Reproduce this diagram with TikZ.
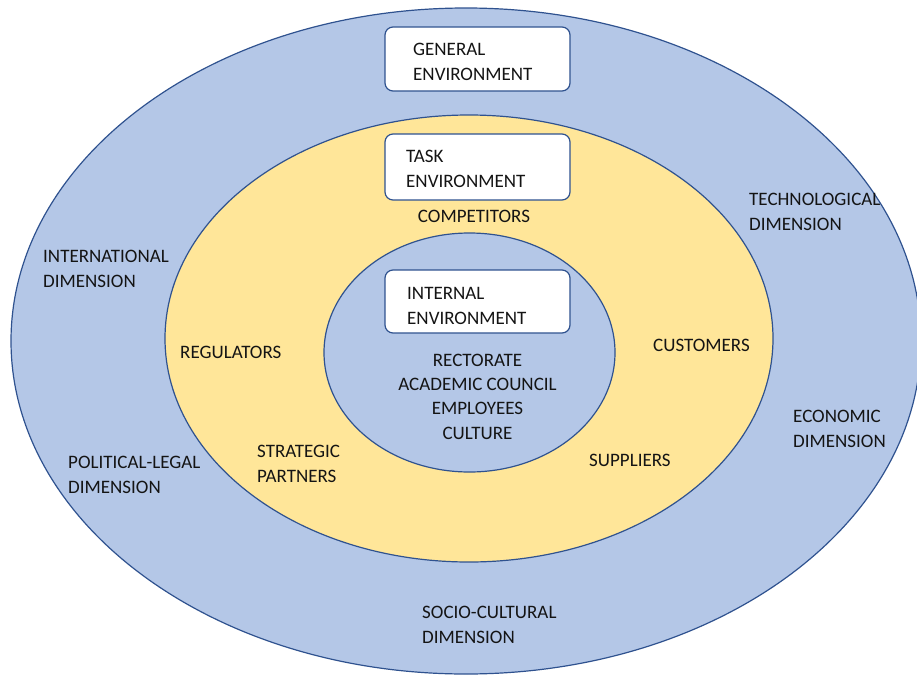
\documentclass[tikz,border=0pt]{standalone}
\usepackage{fontspec}
\setmainfont{Carlito}
\usetikzlibrary{shapes.geometric}
\definecolor{outerblue}{HTML}{B4C7E7}
\definecolor{ringyellow}{HTML}{FFE699}
\definecolor{edgeblue}{HTML}{2F528F}
\definecolor{txt}{HTML}{141414}
\begin{document}
\begin{tikzpicture}[x=1pt,y=-1pt,
  zone/.style={ellipse, draw=edgeblue, line width=1.2pt, inner sep=0pt},
  labelbox/.style={draw=edgeblue, line width=1.2pt, fill=white, rounded corners=8pt, minimum width=185pt, inner sep=0pt},
  lbl/.style={font=\fontsize{19}{24.3}\selectfont, text=txt, align=left, anchor=base west, inner sep=0pt},
  clbl/.style={lbl, align=center, anchor=base}]
\useasboundingbox (0,0) rectangle (917,677);
\node[zone, fill=outerblue, minimum width=910pt, minimum height=666pt] (outer) at (466,341) {};
\node[zone, fill=ringyellow, minimum width=608pt, minimum height=447pt] (task) at (469,338.5) {};
\node[zone, fill=outerblue, minimum width=291pt, minimum height=239pt] (inner) at (469.5,352.5) {};
\node[labelbox, minimum height=64pt] (genbox) at (477.5,59) {};
\node[labelbox, minimum height=66pt] (taskbox) at (477.5,167) {};
\node[labelbox, minimum height=63pt] (intbox) at (477.5,301.5) {};
\node[lbl] (gentxt) at (413,80) {GENERAL\\ENVIRONMENT};
\node[lbl] (tasktxt) at (406,187) {TASK\\ENVIRONMENT};
\node[lbl] (inttxt) at (407,324) {INTERNAL\\ENVIRONMENT};
\node[clbl] (internal) at (477.5,439) {RECTORATE\\ACADEMIC COUNCIL\\EMPLOYEES\\CULTURE};
\node[clbl] (competitors) at (474,222) {COMPETITORS};
\node[lbl] (regulators) at (180,358) {REGULATORS};
\node[lbl] (partners) at (257,482) {STRATEGIC\\PARTNERS};
\node[lbl] (customers) at (653,351) {CUSTOMERS};
\node[lbl] (suppliers) at (589,466) {SUPPLIERS};
\node[lbl] (intl) at (43,287) {INTERNATIONAL\\DIMENSION};
\node[lbl] (political) at (68,493) {POLITICAL-LEGAL\\DIMENSION};
\node[lbl] (tech) at (749,230) {TECHNOLOGICAL\\DIMENSION};
\node[lbl] (econ) at (793,447) {ECONOMIC\\DIMENSION};
\node[lbl] (socio) at (422,643) {SOCIO-CULTURAL\\DIMENSION};
\end{tikzpicture}
\end{document}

##########

▶ [Exercise prompt] Write out the material above once more, exactly as it reads, with no pictures.

▶ [Expected answer]
Reproduce this diagram with TikZ.
\documentclass[tikz,border=0pt]{standalone}
\usepackage{fontspec}
\setmainfont{Carlito}
\usetikzlibrary{shapes.geometric}
\definecolor{outerblue}{HTML}{B4C7E7}
\definecolor{ringyellow}{HTML}{FFE699}
\definecolor{edgeblue}{HTML}{2F528F}
\definecolor{txt}{HTML}{141414}
\begin{document}
\begin{tikzpicture}[x=1pt,y=-1pt,
  zone/.style={ellipse, draw=edgeblue, line width=1.2pt, inner sep=0pt},
  labelbox/.style={draw=edgeblue, line width=1.2pt, fill=white, rounded corners=8pt, minimum width=185pt, inner sep=0pt},
  lbl/.style={font=\fontsize{19}{24.3}\selectfont, text=txt, align=left, anchor=base west, inner sep=0pt},
  clbl/.style={lbl, align=center, anchor=base}]
\useasboundingbox (0,0) rectangle (917,677);
\node[zone, fill=outerblue, minimum width=910pt, minimum height=666pt] (outer) at (466,341) {};
\node[zone, fill=ringyellow, minimum width=608pt, minimum height=447pt] (task) at (469,338.5) {};
\node[zone, fill=outerblue, minimum width=291pt, minimum height=239pt] (inner) at (469.5,352.5) {};
\node[labelbox, minimum height=64pt] (genbox) at (477.5,59) {};
\node[labelbox, minimum height=66pt] (taskbox) at (477.5,167) {};
\node[labelbox, minimum height=63pt] (intbox) at (477.5,301.5) {};
\node[lbl] (gentxt) at (413,80) {GENERAL\\ENVIRONMENT};
\node[lbl] (tasktxt) at (406,187) {TASK\\ENVIRONMENT};
\node[lbl] (inttxt) at (407,324) {INTERNAL\\ENVIRONMENT};
\node[clbl] (internal) at (477.5,439) {RECTORATE\\ACADEMIC COUNCIL\\EMPLOYEES\\CULTURE};
\node[clbl] (competitors) at (474,222) {COMPETITORS};
\node[lbl] (regulators) at (180,358) {REGULATORS};
\node[lbl] (partners) at (257,482) {STRATEGIC\\PARTNERS};
\node[lbl] (customers) at (653,351) {CUSTOMERS};
\node[lbl] (suppliers) at (589,466) {SUPPLIERS};
\node[lbl] (intl) at (43,287) {INTERNATIONAL\\DIMENSION};
\node[lbl] (political) at (68,493) {POLITICAL-LEGAL\\DIMENSION};
\node[lbl] (tech) at (749,230) {TECHNOLOGICAL\\DIMENSION};
\node[lbl] (econ) at (793,447) {ECONOMIC\\DIMENSION};
\node[lbl] (socio) at (422,643) {SOCIO-CULTURAL\\DIMENSION};
\end{tikzpicture}
\end{document}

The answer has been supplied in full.